**AIM OF THE EXERCISE:** Skip the pictures, please, and write out exactly the lines from the opening of the data through the line containing "import plotly.graph_objects as go".
** Start of MATERIAL **
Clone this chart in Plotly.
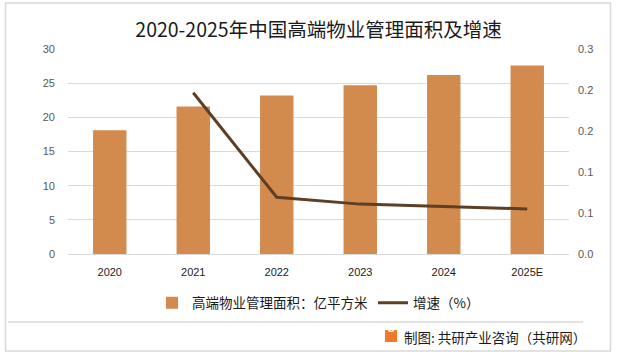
import plotly.graph_objects as go

years = ["2020", "2021", "2022", "2023", "2024", "2025E"]
area = [18.1, 21.6, 23.2, 24.7, 26.2, 27.6]
growth_years = ["2021", "2022", "2023", "2024", "2025E"]
growth = [0.236, 0.083, 0.073, 0.069, 0.066]
right_ticks = [0, 0.06, 0.12, 0.18, 0.24, 0.3]
right_labels = ["0.0", "0.1", "0.1", "0.2", "0.2", "0.3"]

CJK = "Noto Sans CJK SC"
W, H = 617, 357
L, R, T, B = 68, 48, 49, 103
ph = H - T - B


def px_x(x):
    return (x - L) / (W - L - R)


def px_y(y):
    return (H - B - y) / ph


fig = go.Figure()
fig.add_trace(go.Bar(
    x=years, y=area, name="高端物业管理面积：亿平方米",
    marker=dict(color="#D38A4D", line=dict(width=0)),
    yaxis="y",
))
fig.add_trace(go.Scatter(
    x=growth_years, y=growth, name="增速（%）", mode="lines",
    line=dict(color="#5E3F25", width=3),
    yaxis="y2",
))

fig.update_layout(
    width=W, height=H,
    margin=dict(l=L, r=R, t=T, b=B),
    paper_bgcolor="white", plot_bgcolor="white",
    bargap=0.6,
    showlegend=True,
    title=dict(text="2020-2025年中国高端物业管理面积及增速",
               font=dict(family=CJK, size=19.5, color="#1a1a1a"),
               xref="paper", x=0.5, xanchor="center", y=1 - 30 / H, yanchor="middle"),
    xaxis=dict(type="category", showgrid=False, showline=True,
               linecolor="#d9d9d9", linewidth=1, ticks="",
               tickfont=dict(family="Liberation Sans, Arial", size=11, color="#222"),
               ticklabelstandoff=8),
    yaxis=dict(range=[0, 30], tickvals=[0, 5, 10, 15, 20, 25, 30],
               showgrid=True, gridcolor="#d9d9d9", gridwidth=1,
               zeroline=False, showline=False, ticks="",
               tickfont=dict(family="Liberation Sans, Arial", size=11, color="#595959"),
               ticklabelstandoff=12),
    yaxis2=dict(range=[0, 0.3], overlaying="y", side="right",
                tickvals=right_ticks, ticktext=right_labels,
                showgrid=False, zeroline=False, showline=False, ticks="",
                tickfont=dict(family="Liberation Sans, Arial", size=11, color="#595959"),
                ticklabelstandoff=8),
    legend=dict(orientation="h", x=0.5, xanchor="center",
                y=px_y(303), yanchor="middle",
                font=dict(family=CJK, size=13.5, color="#1a1a1a"),
                traceorder="normal", bgcolor="rgba(0,0,0,0)"),
)

# outer border
fig.add_shape(type="rect", xref="paper", yref="paper",
              x0=px_x(5.5), x1=px_x(610.5), y0=px_y(351), y1=px_y(3),
              line=dict(color="#d9d9d9", width=1.5), layer="below")
# separator line
fig.add_shape(type="line", xref="paper", yref="paper",
              x0=px_x(8), x1=px_x(583), y0=px_y(322), y1=px_y(322),
              line=dict(color="#d9d9d9", width=1.5))
# logo
fig.add_shape(type="rect", xref="paper", yref="paper",
              x0=px_x(385), x1=px_x(397), y0=px_y(342), y1=px_y(330),
              fillcolor="#F07A2A", line=dict(width=0))
fig.add_annotation(xref="paper", yref="paper", x=px_x(391), y=px_y(336),
                   text="<b>G</b>", showarrow=False,
                   font=dict(family="Liberation Sans", size=10, color="white"))
fig.add_annotation(xref="paper", yref="paper", x=px_x(402), y=px_y(337),
                   xanchor="left", yanchor="middle",
                   text="制图: 共研产业咨询（共研网）", showarrow=False,
                   font=dict(family=CJK, size=13.5, color="#1a1a1a"))

fig.write_html("out.html", config={"displayModeBar": False},
               post_script="document.body.style.margin='0';document.body.style.overflow='hidden';")
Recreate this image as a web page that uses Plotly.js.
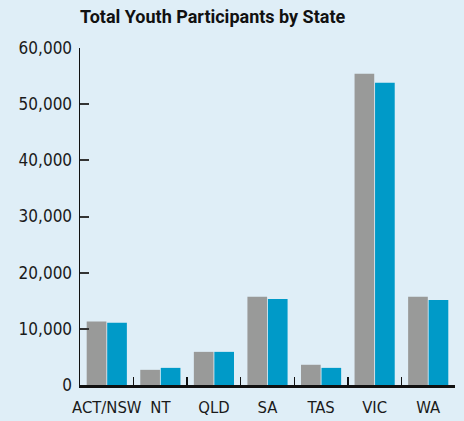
<!DOCTYPE html>
<html>
<head>
<meta charset="utf-8">
<script src="https://cdn.plot.ly/plotly-3.0.1.min.js"></script>
<style>
  html, body { margin: 0; padding: 0; background: #dfeef7; }
  #chart { width: 464px; height: 421px; }
</style>
</head>
<body>
<div id="chart"></div>
<script>
const states = ["ACT/NSW", "NT", "QLD", "SA", "TAS", "VIC", "WA"];
const seriesA = [11300, 2700, 5900, 15700, 3600, 55400, 15700];
const seriesB = [11100, 3050, 5900, 15300, 3050, 53800, 15150];
const yTickVals = [0, 10000, 20000, 30000, 40000, 50000, 60000];
const yTickText = ["0", "10,000", "20,000", "30,000", "40,000", "50,000", "60,000"];

const traces = [
  { type: "bar", x: states, y: seriesA, marker: { color: "#999a99" }, hoverinfo: "x+y" },
  { type: "bar", x: states, y: seriesB, marker: { color: "#009ac8" }, hoverinfo: "x+y" }
];

const tickFamily = "'DejaVu Sans Condensed', 'DejaVu Sans', sans-serif";

const layout = {
  width: 464, height: 421,
  paper_bgcolor: "#dfeef7", plot_bgcolor: "#dfeef7",
  margin: { l: 80, r: 9, t: 48, b: 36 },
  showlegend: false,
  barmode: "group",
  bargap: 0.235,
  bargroupgap: 0.04,
  font: { family: tickFamily, size: 17, color: "#1a1a1a" },
  title: {
    text: "<b>Total Youth Participants by State</b>",
    font: { family: "Roboto, sans-serif", size: 18, color: "#111" },
    x: 0, xref: "paper", xanchor: "left", y: 0.96, yref: "container", yanchor: "middle"
  },
  xaxis: {
    type: "category",
    tickangle: 0,
    showline: true, linecolor: "#111", linewidth: 3,
    ticks: "inside", tickson: "boundaries", ticklen: 8, tickwidth: 1.5, tickcolor: "#111",
    ticklabelstandoff: 5,
    showgrid: false, zeroline: false,
    tickfont: { family: tickFamily, size: 16.5 }
  },
  yaxis: {
    range: [0, 60000],
    tickvals: yTickVals, ticktext: yTickText,
    showline: true, linecolor: "#111", linewidth: 1.5,
    ticks: "inside", ticklen: 9, tickwidth: 2, tickcolor: "#333",
    ticklabelstandoff: 3,
    showgrid: false, zeroline: false,
    tickfont: { family: tickFamily, size: 17 }
  }
};

Plotly.newPlot("chart", traces, layout, { displayModeBar: false, staticPlot: true });
</script>
</body>
</html>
** End of MATERIAL **
**EXERCISE RESULT:**
Clone this chart in Plotly.
import plotly.graph_objects as go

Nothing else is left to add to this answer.